GOAL OF THE EXERCISE » Give the entries back exactly, dropping each image.

Records excerpted from a collection
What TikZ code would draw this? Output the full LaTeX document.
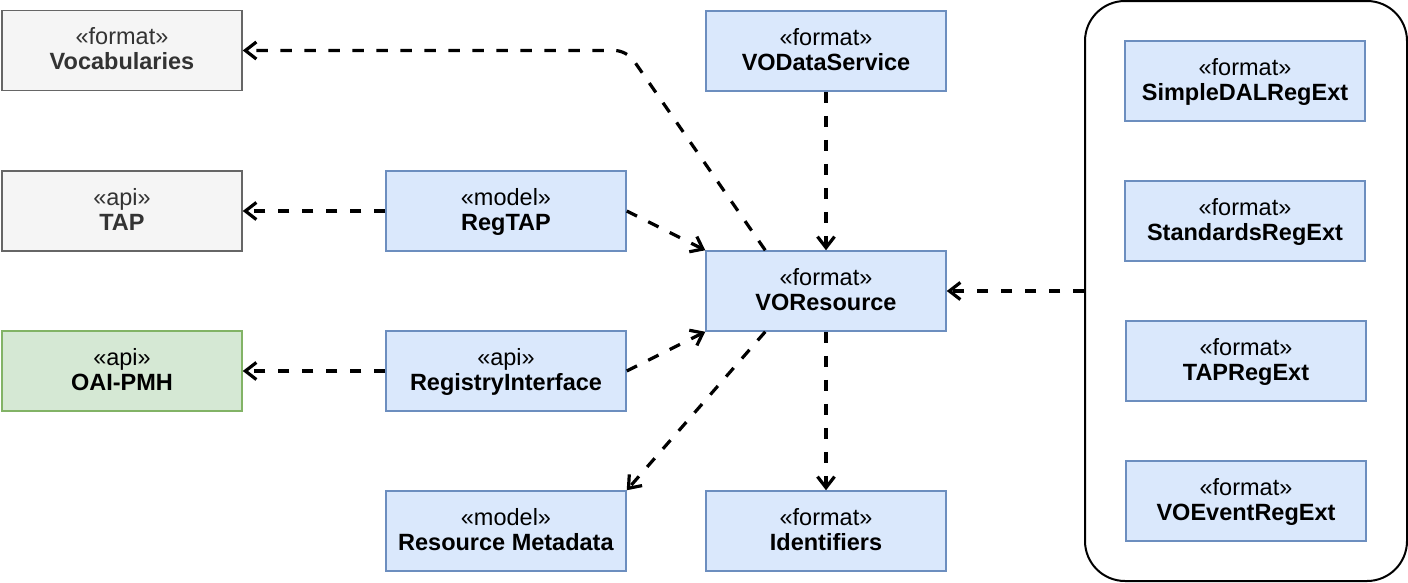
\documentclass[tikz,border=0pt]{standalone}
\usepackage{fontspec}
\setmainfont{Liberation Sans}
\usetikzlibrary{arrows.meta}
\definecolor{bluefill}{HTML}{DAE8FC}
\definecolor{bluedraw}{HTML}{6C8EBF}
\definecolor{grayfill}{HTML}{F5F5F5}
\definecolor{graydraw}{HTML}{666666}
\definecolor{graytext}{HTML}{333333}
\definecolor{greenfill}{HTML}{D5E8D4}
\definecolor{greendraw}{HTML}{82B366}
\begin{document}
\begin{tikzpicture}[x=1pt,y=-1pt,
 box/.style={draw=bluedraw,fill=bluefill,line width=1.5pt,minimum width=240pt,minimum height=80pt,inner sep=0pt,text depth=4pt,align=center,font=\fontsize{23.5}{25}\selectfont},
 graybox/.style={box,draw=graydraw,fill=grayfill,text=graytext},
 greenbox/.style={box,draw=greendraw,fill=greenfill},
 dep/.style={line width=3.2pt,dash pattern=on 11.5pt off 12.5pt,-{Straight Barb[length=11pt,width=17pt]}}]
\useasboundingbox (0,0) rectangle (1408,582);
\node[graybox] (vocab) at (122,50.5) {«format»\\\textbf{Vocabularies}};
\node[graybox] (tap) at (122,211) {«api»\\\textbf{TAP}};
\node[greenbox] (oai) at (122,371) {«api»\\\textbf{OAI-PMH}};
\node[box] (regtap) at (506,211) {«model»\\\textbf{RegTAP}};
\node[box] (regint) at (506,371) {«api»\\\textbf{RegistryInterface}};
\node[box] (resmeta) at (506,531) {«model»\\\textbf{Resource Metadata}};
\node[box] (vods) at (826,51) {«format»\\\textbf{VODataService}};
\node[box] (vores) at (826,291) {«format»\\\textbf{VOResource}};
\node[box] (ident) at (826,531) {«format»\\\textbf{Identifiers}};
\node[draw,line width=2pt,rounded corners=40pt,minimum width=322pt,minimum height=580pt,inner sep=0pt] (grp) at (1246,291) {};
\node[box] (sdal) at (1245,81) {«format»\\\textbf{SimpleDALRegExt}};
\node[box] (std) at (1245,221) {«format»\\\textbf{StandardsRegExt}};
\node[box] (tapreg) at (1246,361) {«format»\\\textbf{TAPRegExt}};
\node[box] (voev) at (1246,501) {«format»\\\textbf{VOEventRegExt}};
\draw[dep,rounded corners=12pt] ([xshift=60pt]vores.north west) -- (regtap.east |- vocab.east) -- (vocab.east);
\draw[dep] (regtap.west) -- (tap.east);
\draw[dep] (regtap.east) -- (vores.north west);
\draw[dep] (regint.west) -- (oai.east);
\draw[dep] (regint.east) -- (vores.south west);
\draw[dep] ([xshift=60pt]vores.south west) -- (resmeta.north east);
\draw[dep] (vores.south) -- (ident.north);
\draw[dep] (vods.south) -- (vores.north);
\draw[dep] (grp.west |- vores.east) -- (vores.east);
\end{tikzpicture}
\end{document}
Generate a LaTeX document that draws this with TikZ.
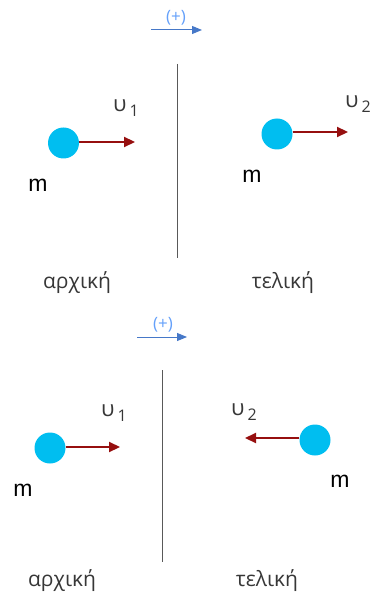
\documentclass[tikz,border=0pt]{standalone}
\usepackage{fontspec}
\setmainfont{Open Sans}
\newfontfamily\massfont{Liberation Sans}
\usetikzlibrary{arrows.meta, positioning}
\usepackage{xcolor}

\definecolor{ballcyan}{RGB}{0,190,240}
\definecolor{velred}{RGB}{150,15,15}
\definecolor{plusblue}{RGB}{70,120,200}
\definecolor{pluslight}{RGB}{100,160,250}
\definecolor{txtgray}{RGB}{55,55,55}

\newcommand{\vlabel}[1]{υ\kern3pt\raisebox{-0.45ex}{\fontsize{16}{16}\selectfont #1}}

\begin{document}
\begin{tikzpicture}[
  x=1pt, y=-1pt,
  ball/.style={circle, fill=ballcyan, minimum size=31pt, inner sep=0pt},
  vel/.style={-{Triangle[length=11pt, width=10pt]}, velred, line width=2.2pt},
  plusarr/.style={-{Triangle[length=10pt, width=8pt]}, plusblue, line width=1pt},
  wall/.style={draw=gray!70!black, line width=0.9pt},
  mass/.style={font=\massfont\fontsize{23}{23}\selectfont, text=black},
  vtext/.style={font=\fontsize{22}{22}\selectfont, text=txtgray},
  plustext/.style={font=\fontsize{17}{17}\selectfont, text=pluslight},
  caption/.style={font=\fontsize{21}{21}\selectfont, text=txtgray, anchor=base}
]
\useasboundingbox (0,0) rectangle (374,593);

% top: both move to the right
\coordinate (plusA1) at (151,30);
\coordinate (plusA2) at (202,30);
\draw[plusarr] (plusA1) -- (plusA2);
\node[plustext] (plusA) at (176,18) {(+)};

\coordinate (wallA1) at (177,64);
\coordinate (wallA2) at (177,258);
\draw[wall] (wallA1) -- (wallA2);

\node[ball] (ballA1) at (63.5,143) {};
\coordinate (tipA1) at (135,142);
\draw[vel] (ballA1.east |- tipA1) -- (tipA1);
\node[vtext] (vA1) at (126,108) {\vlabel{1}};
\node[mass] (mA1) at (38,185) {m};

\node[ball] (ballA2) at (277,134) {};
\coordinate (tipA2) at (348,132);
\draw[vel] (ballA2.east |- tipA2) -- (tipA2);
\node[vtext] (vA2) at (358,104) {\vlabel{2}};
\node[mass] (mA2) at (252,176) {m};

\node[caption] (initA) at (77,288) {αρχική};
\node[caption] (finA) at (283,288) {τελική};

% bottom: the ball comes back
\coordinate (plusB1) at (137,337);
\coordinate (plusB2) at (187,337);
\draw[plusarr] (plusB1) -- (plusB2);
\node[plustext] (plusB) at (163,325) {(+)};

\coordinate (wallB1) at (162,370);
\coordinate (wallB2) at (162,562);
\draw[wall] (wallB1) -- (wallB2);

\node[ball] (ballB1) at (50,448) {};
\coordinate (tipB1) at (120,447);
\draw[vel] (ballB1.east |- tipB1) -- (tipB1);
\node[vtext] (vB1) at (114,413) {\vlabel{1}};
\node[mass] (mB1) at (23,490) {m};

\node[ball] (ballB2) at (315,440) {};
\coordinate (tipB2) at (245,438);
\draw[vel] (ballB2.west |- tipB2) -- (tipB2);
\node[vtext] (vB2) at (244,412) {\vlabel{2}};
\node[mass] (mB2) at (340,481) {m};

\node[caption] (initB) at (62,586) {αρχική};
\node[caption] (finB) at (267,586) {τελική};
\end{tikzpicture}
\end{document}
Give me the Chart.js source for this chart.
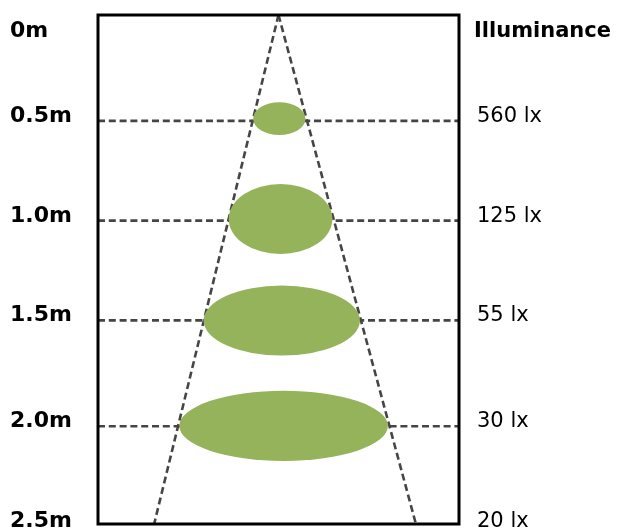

RESULT BELOW »
What TikZ code would draw this? Output the full LaTeX document.
\documentclass[tikz,border=0pt]{standalone}
\usepackage{fontspec}
\setmainfont{Liberation Sans}
\usetikzlibrary{arrows.meta}
\definecolor{bluefill}{HTML}{DAE8FC}
\definecolor{bluedraw}{HTML}{6C8EBF}
\definecolor{grayfill}{HTML}{F5F5F5}
\definecolor{graydraw}{HTML}{666666}
\definecolor{graytext}{HTML}{333333}
\definecolor{greenfill}{HTML}{D5E8D4}
\definecolor{greendraw}{HTML}{82B366}
\begin{document}
\begin{tikzpicture}[x=1pt,y=-1pt,
 box/.style={draw=bluedraw,fill=bluefill,line width=1.5pt,minimum width=240pt,minimum height=80pt,inner sep=0pt,text depth=4pt,align=center,font=\fontsize{23.5}{25}\selectfont},
 graybox/.style={box,draw=graydraw,fill=grayfill,text=graytext},
 greenbox/.style={box,draw=greendraw,fill=greenfill},
 dep/.style={line width=3.2pt,dash pattern=on 11.5pt off 12.5pt,-{Straight Barb[length=11pt,width=17pt]}}]
\useasboundingbox (0,0) rectangle (1408,582);
\node[graybox] (vocab) at (122,50.5) {«format»\\\textbf{Vocabularies}};
\node[graybox] (tap) at (122,211) {«api»\\\textbf{TAP}};
\node[greenbox] (oai) at (122,371) {«api»\\\textbf{OAI-PMH}};
\node[box] (regtap) at (506,211) {«model»\\\textbf{RegTAP}};
\node[box] (regint) at (506,371) {«api»\\\textbf{RegistryInterface}};
\node[box] (resmeta) at (506,531) {«model»\\\textbf{Resource Metadata}};
\node[box] (vods) at (826,51) {«format»\\\textbf{VODataService}};
\node[box] (vores) at (826,291) {«format»\\\textbf{VOResource}};
\node[box] (ident) at (826,531) {«format»\\\textbf{Identifiers}};
\node[draw,line width=2pt,rounded corners=40pt,minimum width=322pt,minimum height=580pt,inner sep=0pt] (grp) at (1246,291) {};
\node[box] (sdal) at (1245,81) {«format»\\\textbf{SimpleDALRegExt}};
\node[box] (std) at (1245,221) {«format»\\\textbf{StandardsRegExt}};
\node[box] (tapreg) at (1246,361) {«format»\\\textbf{TAPRegExt}};
\node[box] (voev) at (1246,501) {«format»\\\textbf{VOEventRegExt}};
\draw[dep,rounded corners=12pt] ([xshift=60pt]vores.north west) -- (regtap.east |- vocab.east) -- (vocab.east);
\draw[dep] (regtap.west) -- (tap.east);
\draw[dep] (regtap.east) -- (vores.north west);
\draw[dep] (regint.west) -- (oai.east);
\draw[dep] (regint.east) -- (vores.south west);
\draw[dep] ([xshift=60pt]vores.south west) -- (resmeta.north east);
\draw[dep] (vores.south) -- (ident.north);
\draw[dep] (vods.south) -- (vores.north);
\draw[dep] (grp.west |- vores.east) -- (vores.east);
\end{tikzpicture}
\end{document}
Generate a LaTeX document that draws this with TikZ.
\documentclass[tikz,border=0pt]{standalone}
\usepackage{fontspec}
\setmainfont{Open Sans}
\newfontfamily\massfont{Liberation Sans}
\usetikzlibrary{arrows.meta, positioning}
\usepackage{xcolor}

\definecolor{ballcyan}{RGB}{0,190,240}
\definecolor{velred}{RGB}{150,15,15}
\definecolor{plusblue}{RGB}{70,120,200}
\definecolor{pluslight}{RGB}{100,160,250}
\definecolor{txtgray}{RGB}{55,55,55}

\newcommand{\vlabel}[1]{υ\kern3pt\raisebox{-0.45ex}{\fontsize{16}{16}\selectfont #1}}

\begin{document}
\begin{tikzpicture}[
  x=1pt, y=-1pt,
  ball/.style={circle, fill=ballcyan, minimum size=31pt, inner sep=0pt},
  vel/.style={-{Triangle[length=11pt, width=10pt]}, velred, line width=2.2pt},
  plusarr/.style={-{Triangle[length=10pt, width=8pt]}, plusblue, line width=1pt},
  wall/.style={draw=gray!70!black, line width=0.9pt},
  mass/.style={font=\massfont\fontsize{23}{23}\selectfont, text=black},
  vtext/.style={font=\fontsize{22}{22}\selectfont, text=txtgray},
  plustext/.style={font=\fontsize{17}{17}\selectfont, text=pluslight},
  caption/.style={font=\fontsize{21}{21}\selectfont, text=txtgray, anchor=base}
]
\useasboundingbox (0,0) rectangle (374,593);

% top: both move to the right
\coordinate (plusA1) at (151,30);
\coordinate (plusA2) at (202,30);
\draw[plusarr] (plusA1) -- (plusA2);
\node[plustext] (plusA) at (176,18) {(+)};

\coordinate (wallA1) at (177,64);
\coordinate (wallA2) at (177,258);
\draw[wall] (wallA1) -- (wallA2);

\node[ball] (ballA1) at (63.5,143) {};
\coordinate (tipA1) at (135,142);
\draw[vel] (ballA1.east |- tipA1) -- (tipA1);
\node[vtext] (vA1) at (126,108) {\vlabel{1}};
\node[mass] (mA1) at (38,185) {m};

\node[ball] (ballA2) at (277,134) {};
\coordinate (tipA2) at (348,132);
\draw[vel] (ballA2.east |- tipA2) -- (tipA2);
\node[vtext] (vA2) at (358,104) {\vlabel{2}};
\node[mass] (mA2) at (252,176) {m};

\node[caption] (initA) at (77,288) {αρχική};
\node[caption] (finA) at (283,288) {τελική};

% bottom: the ball comes back
\coordinate (plusB1) at (137,337);
\coordinate (plusB2) at (187,337);
\draw[plusarr] (plusB1) -- (plusB2);
\node[plustext] (plusB) at (163,325) {(+)};

\coordinate (wallB1) at (162,370);
\coordinate (wallB2) at (162,562);
\draw[wall] (wallB1) -- (wallB2);

\node[ball] (ballB1) at (50,448) {};
\coordinate (tipB1) at (120,447);
\draw[vel] (ballB1.east |- tipB1) -- (tipB1);
\node[vtext] (vB1) at (114,413) {\vlabel{1}};
\node[mass] (mB1) at (23,490) {m};

\node[ball] (ballB2) at (315,440) {};
\coordinate (tipB2) at (245,438);
\draw[vel] (ballB2.west |- tipB2) -- (tipB2);
\node[vtext] (vB2) at (244,412) {\vlabel{2}};
\node[mass] (mB2) at (340,481) {m};

\node[caption] (initB) at (62,586) {αρχική};
\node[caption] (finB) at (267,586) {τελική};
\end{tikzpicture}
\end{document}
Give me the Chart.js source for this chart.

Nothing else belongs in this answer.